Insurance Journal tells a little more about the trial in Washington over how American Int'l Group was treated as a cash cow by the Treasury and the Fed, to the ultimate benefit of Goldman Sachs;
Under questioning by [plaintiff Starr's attorney David] Boies yesterday, [AIG ex-CEO Edward] Liddy [who was handpicked by Goldman Sachs executives, and former Goldman executives running Treasury, to head AIG] testified that he supported a reverse 20-1 stock split in 2009 only to boost AIG’s lagging share price.
“We were in danger of being de-listed by the New York Stock Exchange,” he told Boies. “I didn’t want that to happen.”
 Our bold in the above.
[Plaintiff] Starr contends the reverse split was designed to allow the government to get a desired proportion of common stock without winning a shareholder vote. The maneuver reduced the number of issued shares while leaving untouched authorized shares.
The effect of that tailoring was to enable the government to convert preferred shares to common stock from the undiminished pool of authorized shares, endrunning a shareholder vote against increasing the number of authorized shares, according to Starr’s lawsuit.

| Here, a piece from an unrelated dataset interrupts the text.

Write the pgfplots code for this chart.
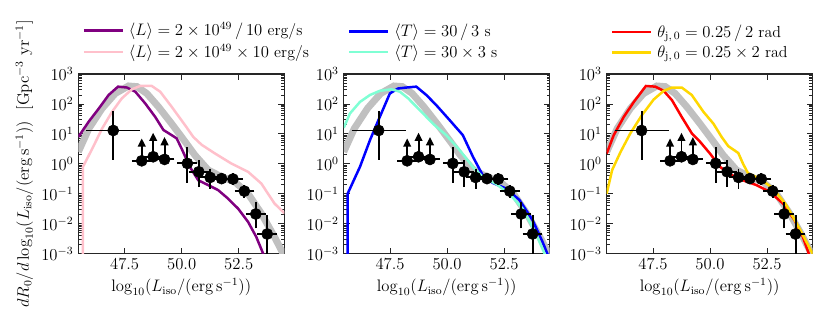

Normally, a company's CEO owes a fiduciary duty to his shareholders. (Again, our bold in the above two paragraphs.)
Boies asked Liddy, as an experienced businessman and former head of the Goldman Sachs Group Inc. board audit committee, if he’d ever heard of a reverse split that applied only to issued shares.
And didn't get a responsive answer;
“I just didn’t focus on those mechanics,” Liddy testified.

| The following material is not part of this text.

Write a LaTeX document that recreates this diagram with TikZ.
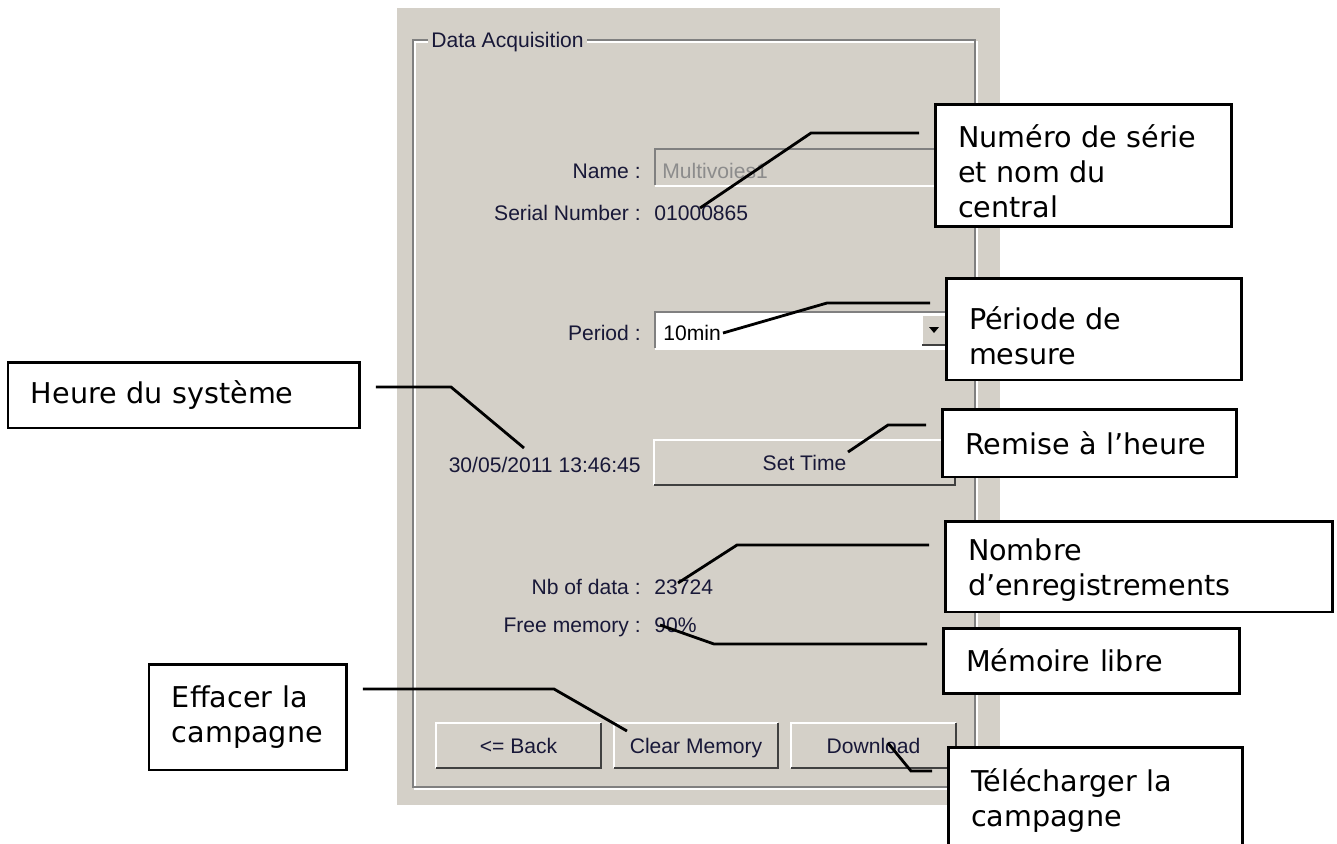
\documentclass[tikz,border=0pt]{standalone}
\usepackage{fontspec}
\setmainfont{DejaVu Sans}
\newfontfamily\uifont{Liberation Sans}

\definecolor{panelgray}{RGB}{212,208,200}
\definecolor{edgegray}{RGB}{128,128,128}
\definecolor{edgedark}{RGB}{64,64,64}
\definecolor{uitext}{RGB}{24,24,56}
\definecolor{greyedtext}{RGB}{140,140,140}

\tikzset{
  uilabel/.style={font=\uifont\fontsize{12}{14}\selectfont, text=uitext,
    inner sep=0pt, text height=10pt, text depth=1.4pt},
  callout/.style={draw, line width=1.7pt, fill=white, anchor=north west,
    align=left, outer sep=0pt, inner xsep=0.46cm, inner ysep=0pt,
    font=\fontsize{16.3}{19.85}\selectfont},
  leader/.style={line width=1.6pt, shorten <=0.32cm},
}

\begin{document}
\begin{tikzpicture}[x=0.02cm, y=-0.02cm]
  \useasboundingbox (0,0) rectangle (1337,843);
  \clip (0,0) rectangle (1337,843);

  % Window
  \fill[panelgray] (397,8) rectangle (1000,805);

  % Group box
  \draw[white, line width=1.1pt] (415,42) rectangle (977,789);
  \draw[edgegray, line width=1.1pt] (413,40) rectangle (975,787);
  \node[uilabel, anchor=west, fill=panelgray, inner xsep=0.06cm] (grouptitle) at (428,40) {Data Acquisition};

  % Name field (disabled)
  \fill[panelgray] (655,149) rectangle (960,185);
  \draw[edgegray, line width=1.3pt] (655,185) -- (655,149) -- (960,149);
  \draw[white, line width=1.1pt] (655,186) -- (960,186);

  % Period combo box
  \fill[white] (655,312) rectangle (960,348);
  \draw[edgegray, line width=1.3pt] (655,348) -- (655,312) -- (960,312);
  \draw[white, line width=1.1pt] (655,349) -- (960,349);
  \fill[panelgray] (922,315) rectangle (946,345);
  \draw[white, line width=0.8pt] (922,345) -- (922,315) -- (946,315);
  \draw[edgedark, line width=0.8pt] (922,345) -- (946,345);
  \fill[black] (929,327) -- (939,327) -- (934,333) -- cycle;

  % Labels and values
  \node[uilabel, anchor=east] (namelbl) at (641,171) {Name :};
  \node[uilabel, anchor=west, text=greyedtext] (nameval) at (662,171) {Multivoies1};
  \node[uilabel, anchor=east] (seriallbl) at (641,213) {Serial Number :};
  \node[uilabel, anchor=west] (serialval) at (654,213) {01000865};
  \node[uilabel, anchor=east] (periodlbl) at (641,333) {Period :};
  \node[uilabel, anchor=west, text=black] (periodval) at (663,333) {10min};
  \node[uilabel, anchor=east] (clock) at (641,465) {30/05/2011 13:46:45};
  \node[uilabel, anchor=east] (nblbl) at (641,587) {Nb of data :};
  \node[uilabel, anchor=west] (nbval) at (654,587) {23724};
  \node[uilabel, anchor=east] (freelbl) at (641,625) {Free memory :};
  \node[uilabel, anchor=west] (freeval) at (654,625) {90\%};

  % Buttons
  \foreach \xa/\ya/\xb/\yb/\nm/\lbl in {654/440/955/485/settime/Set Time,
      436/723/601/768/back/{<= Back}, 614/723/778/768/clearmem/Clear Memory,
      791/723/956/768/download/Download} {
    \fill[panelgray] (\xa,\ya) rectangle (\xb,\yb);
    \draw[white, line width=1.1pt] (\xa,\yb) -- (\xa,\ya) -- (\xb,\ya);
    \draw[edgedark, line width=1.5pt] (\xa,\yb) -- (\xb,\yb) -- (\xb,\ya);
    \node[uilabel] (\nm) at ({(\xa+\xb)/2},{(\ya+\yb)/2}) {\lbl};
  }

  % Callouts
  \node[callout, text width=5.02cm, minimum height=2.46cm] (serie) at (935,104) {\rule{0pt}{19.8pt}Numéro de série\\et nom du\\central};
  \node[callout, text width=5.0cm, minimum height=2.04cm] (periode) at (946,278) {\rule{0pt}{20.9pt}Période de\\mesure};
  \node[callout, text width=6.12cm, minimum height=1.32cm] (heure) at (8,362) {Heure du système};
  \node[callout, text width=4.98cm, minimum height=1.36cm] (remise) at (942,409) {Remise à l’heure};
  \node[callout, text width=6.84cm, minimum height=1.82cm] (nombre) at (945,521) {\rule{0pt}{16.9pt}Nombre\\d’enregistrements};
  \node[callout, text width=5.02cm, minimum height=1.30cm] (memoire) at (943,628) {Mémoire libre};
  \node[callout, text width=3.04cm, minimum height=2.12cm] (effacer) at (149,664) {Effacer la\\campagne};
  \node[callout, text width=4.98cm, minimum height=2.06cm] (telecharger) at (948,747) {\rule{0pt}{15.3pt}Télécharger la\\campagne};

  % Leader lines
  \coordinate (seriebend) at (811,133);  \coordinate (serietip) at (700,208);
  \coordinate (periodebend) at (827,303); \coordinate (periodetip) at (723,333);
  \coordinate (heurebend) at (451,387);  \coordinate (heuretip) at (524,448);
  \coordinate (remisebend) at (888,425); \coordinate (remisetip) at (848,452);
  \coordinate (nombrebend) at (737,545); \coordinate (nombretip) at (678,583);
  \coordinate (memoirebend) at (714,644); \coordinate (memoiretip) at (660,625);
  \coordinate (effacerbend) at (554,689); \coordinate (effacertip) at (627,731);
  \coordinate (telechargerbend) at (911,771); \coordinate (telechargertip) at (888,743);

  \draw[leader] (serie.west |- seriebend) -- (seriebend) -- (serietip);
  \draw[leader] (periode.west |- periodebend) -- (periodebend) -- (periodetip);
  \draw[leader] (heure.east |- heurebend) -- (heurebend) -- (heuretip);
  \draw[leader] (remise.west |- remisebend) -- (remisebend) -- (remisetip);
  \draw[leader] (nombre.west |- nombrebend) -- (nombrebend) -- (nombretip);
  \draw[leader] (memoire.west |- memoirebend) -- (memoirebend) -- (memoiretip);
  \draw[leader] (effacer.east |- effacerbend) -- (effacerbend) -- (effacertip);
  \draw[leader] (telecharger.west |- telechargerbend) -- (telechargerbend) -- (telechargertip);
\end{tikzpicture}
\end{document}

Boosting the share price “was the only reason I wanted it done,” he told the court.
But there has already been evidence produced in the trial that it didn't much matter what the hand-picked by Goldman CEO wanted. Only what the government wanted mattered;
Earlier in the week, [plaintiff attorney] Boies confronted Sarah Dahlgren, the New York Fed’s monitor of AIG after the bailout, with documents suggesting the government was running the insurer.
Boies showed Dahlgren an April 2009 e-mail to her from one of the bank’s attorneys asking for comment on a draft version of an AIG proxy statement and noting an upcoming call to discuss the document.

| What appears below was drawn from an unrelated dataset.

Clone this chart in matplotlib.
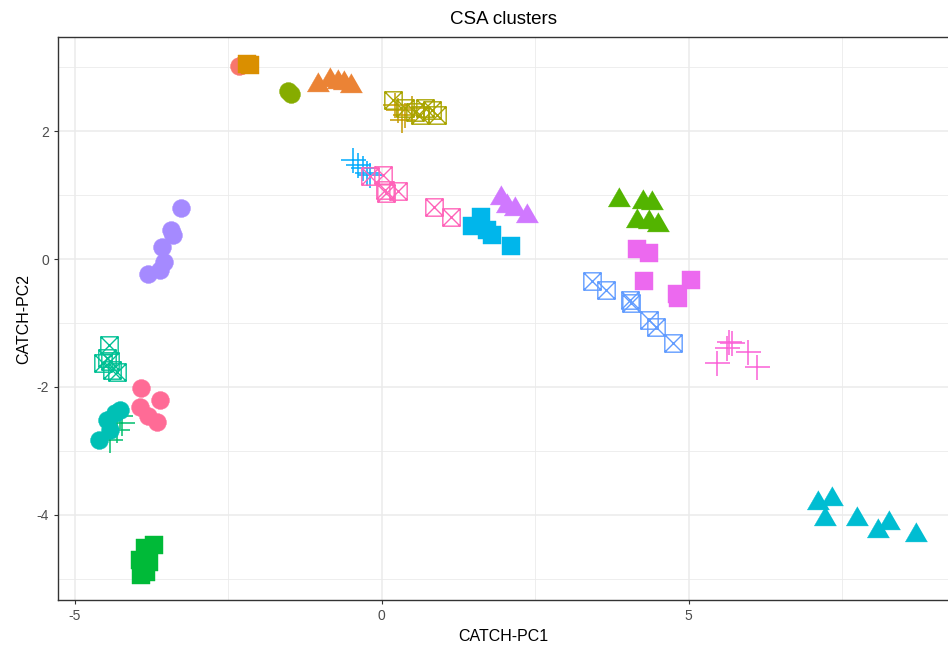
import numpy as np
import matplotlib
matplotlib.use("Agg")
import matplotlib.pyplot as plt
from matplotlib.path import Path

plt.rcParams['font.family'] = ['Liberation Sans', 'DejaVu Sans']
plt.rcParams['axes.unicode_minus'] = False

# cluster points (x = CATCH-PC1, y = CATCH-PC2), one list per cluster
c01_x = [-2.32, -2.28]
c01_y = [3.02, 3.03]
c02_x = [-1.03, -0.84, -0.71, -0.61, -0.50]
c02_y = [2.72, 2.80, 2.77, 2.75, 2.70]
c03_x = [-2.20, -2.15]
c03_y = [3.05, 3.04]
c04_x = [0.27, 0.38, 0.50, 0.33, 0.22]
c04_y = [2.33, 2.25, 2.36, 2.17, 2.41]
c05_x = [0.19, 0.38, 0.55, 0.71, 0.82, 0.90, 0.63]
c05_y = [2.48, 2.36, 2.30, 2.36, 2.33, 2.25, 2.25]
c06_x = [-1.52, -1.47]
c06_y = [2.62, 2.58]
c07_x = [3.87, 4.25, 4.40, 4.16, 4.35, 4.50]
c07_y = [0.92, 0.89, 0.87, 0.59, 0.58, 0.53]
c08_x = [-3.71, -3.85, -3.93, -3.79, -3.92, -3.83]
c08_y = [-4.47, -4.52, -4.70, -4.73, -4.94, -4.89]
c09_x = [-4.26, -4.31, -4.42, -4.23]
c09_y = [-2.46, -2.67, -2.83, -2.56]
c10_x = [-4.44, -4.48, -4.42, -4.31, -4.39, -4.53]
c10_y = [-1.35, -1.55, -1.60, -1.76, -1.73, -1.63]
c11_x = [-4.61, -4.48, -4.34, -4.26, -4.42]
c11_y = [-2.83, -2.52, -2.41, -2.36, -2.67]
c12_x = [7.11, 7.33, 7.22, 7.74, 8.09, 8.27, 8.70]
c12_y = [-3.81, -3.75, -4.07, -4.07, -4.25, -4.13, -4.32]
c13_x = [1.47, 1.62, 1.72, 1.80, 2.11]
c13_y = [0.52, 0.66, 0.45, 0.38, 0.20]
c14_x = [-0.46, -0.38, -0.30, -0.24, -0.19]
c14_y = [1.55, 1.47, 1.42, 1.34, 1.31]
c15_x = [3.42, 3.66, 4.04, 4.06, 4.36, 4.47, 4.75]
c15_y = [-0.34, -0.48, -0.64, -0.68, -0.95, -1.06, -1.32]
c16_x = [-3.27, -3.43, -3.39, -3.58, -3.55, -3.61, -3.80]
c16_y = [0.79, 0.45, 0.38, 0.19, -0.04, -0.17, -0.24]
c17_x = [1.95, 2.04, 2.17, 2.36]
c17_y = [0.96, 0.83, 0.78, 0.67]
c18_x = [4.16, 4.35, 4.28, 5.04, 4.81, 4.83]
c18_y = [0.16, 0.09, -0.35, -0.33, -0.54, -0.61]
c19_x = [5.66, 5.62, 5.70, 5.46, 5.97, 6.12]
c19_y = [-1.29, -1.39, -1.32, -1.62, -1.46, -1.69]
c20_x = [-0.19, 0.03, 0.06, 0.27, 0.07, 0.86, 1.13]
c20_y = [1.29, 1.31, 1.08, 1.07, 1.03, 0.82, 0.65]
c21_x = [-3.92, -3.61, -3.93, -3.80, -3.66]
c21_y = [-2.02, -2.20, -2.31, -2.46, -2.54]

clusters = [
    (c01_x, c01_y), (c02_x, c02_y), (c03_x, c03_y), (c04_x, c04_y),
    (c05_x, c05_y), (c06_x, c06_y), (c07_x, c07_y), (c08_x, c08_y),
    (c09_x, c09_y), (c10_x, c10_y), (c11_x, c11_y), (c12_x, c12_y),
    (c13_x, c13_y), (c14_x, c14_y), (c15_x, c15_y), (c16_x, c16_y),
    (c17_x, c17_y), (c18_x, c18_y), (c19_x, c19_y), (c20_x, c20_y),
    (c21_x, c21_y),
]


def hcl_hex(h, c=100, l=65):
    # polar LUV -> sRGB, like R's hcl()
    xn, yn, zn = 95.047, 100.0, 108.883
    u = c * np.cos(np.radians(h))
    v = c * np.sin(np.radians(h))
    Y = yn * ((l + 16) / 116) ** 3
    d = xn + 15 * yn + 3 * zn
    un, vn = 4 * xn / d, 9 * yn / d
    up = u / (13 * l) + un
    vp = v / (13 * l) + vn
    X = 9.0 * Y * up / (4 * vp)
    Z = -X / 3 - 5 * Y + 3 * Y / vp
    X, Y, Z = X / 100, Y / 100, Z / 100
    r = 3.240479 * X - 1.537150 * Y - 0.498535 * Z
    g = -0.969256 * X + 1.875992 * Y + 0.041556 * Z
    b = 0.055648 * X - 0.204043 * Y + 1.057311 * Z
    out = []
    for ch in (r, g, b):
        ch = 12.92 * ch if ch <= 0.0031308 else 1.055 * ch ** (1 / 2.4) - 0.055
        out.append(min(max(ch, 0), 1))
    return matplotlib.colors.to_hex(out)


n = len(clusters)
hues = np.linspace(15, 375, n + 1)[:-1]
colors = [hcl_hex(h) for h in hues]

tri = [(0, 1), (-0.866, -0.5), (0.866, -0.5)]
box_x = Path([(-1, -1), (1, -1), (1, 1), (-1, 1), (-1, -1),
              (-1, -1), (1, 1), (-1, 1), (1, -1)],
             [Path.MOVETO, Path.LINETO, Path.LINETO, Path.LINETO, Path.CLOSEPOLY,
              Path.MOVETO, Path.LINETO, Path.MOVETO, Path.LINETO])

shape_cycle = ['circle', 'triangle', 'square', 'plus', 'boxx']

fig = plt.figure(figsize=(9.48, 6.53), dpi=100)
ax = fig.add_axes([58 / 948, 53 / 653, 891 / 948, 563 / 653])

for i, (xs, ys) in enumerate(clusters):
    col = colors[i]
    shp = shape_cycle[i % 5]
    if shp == 'circle':
        ax.plot(xs, ys, ls='none', marker='o', ms=12.9, mfc=col, mec=col, mew=0.3)
    elif shp == 'triangle':
        ax.plot(xs, ys, ls='none', marker=tri, ms=18.5, mfc=col, mec=col, mew=0.3)
    elif shp == 'square':
        ax.plot(xs, ys, ls='none', marker='s', ms=13, mfc=col, mec=col, mew=0.3)
    elif shp == 'plus':
        ax.plot(xs, ys, ls='none', marker='+', ms=18, mec=col, mew=1.1)
    else:
        ax.plot(xs, ys, ls='none', marker=box_x, ms=12.5, mfc='none', mec=col, mew=1.0)

ax.set_xlim(-5.27, 9.24)
ax.set_ylim(-5.33, 3.47)
ax.set_xticks([-5, 0, 5])
ax.set_yticks([-4, -2, 0, 2])
ax.set_xticks([-2.5, 2.5, 7.5], minor=True)
ax.set_yticks([-5, -3, -1, 1, 3], minor=True)
ax.grid(True, which='major', color='#EBEBEB', lw=1.1)
ax.grid(True, which='minor', color='#EBEBEB', lw=0.6)
ax.set_axisbelow(True)
ax.tick_params(which='major', length=3, width=0.8, color='#333333',
               labelsize=10, labelcolor='#4D4D4D')
ax.tick_params(which='minor', length=0)
for s in ax.spines.values():
    s.set_color('#333333')
    s.set_linewidth(1.0)

ax.set_title("CSA clusters", fontsize=13.5, pad=9)
ax.set_xlabel("CATCH-PC1", fontsize=11.5, labelpad=4)
ax.set_ylabel("CATCH-PC2", fontsize=11.5, labelpad=4)

plt.savefig("out.png", dpi=100)
plt.close()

AIG executives were “not on the invite list” to participate in the call, Dahlgren said.
Advantage; plaintiff.
Boies also showed the court a February 2009 e-mail, in which a Federal Reserve official told Treasury Department counterparts that his bosses wanted the New York Fed “to have people lined up to replace the board of directors and assign a successor to Liddy.”
Game; plaintiff.
Another witness, Margaret McConnell, a former deputy chief of staff to then-New York Fed President Timothy Geithner, was shown a March 2009 e-mail she received from a colleague stating that Liddy “has no decision-making authority and is paralyzed at this point by the USG’s [US Government's] role.”
Set; plaintiff.

1 comment:

  1. ( http://www.brainyquote.com/quotes/quotes/r/richardmn128949.html )

    When the President does it, that means that it's not illegal.
    - Richard M. Nixon

    Obama follows in the master's footsteps and improves on his skill and execution.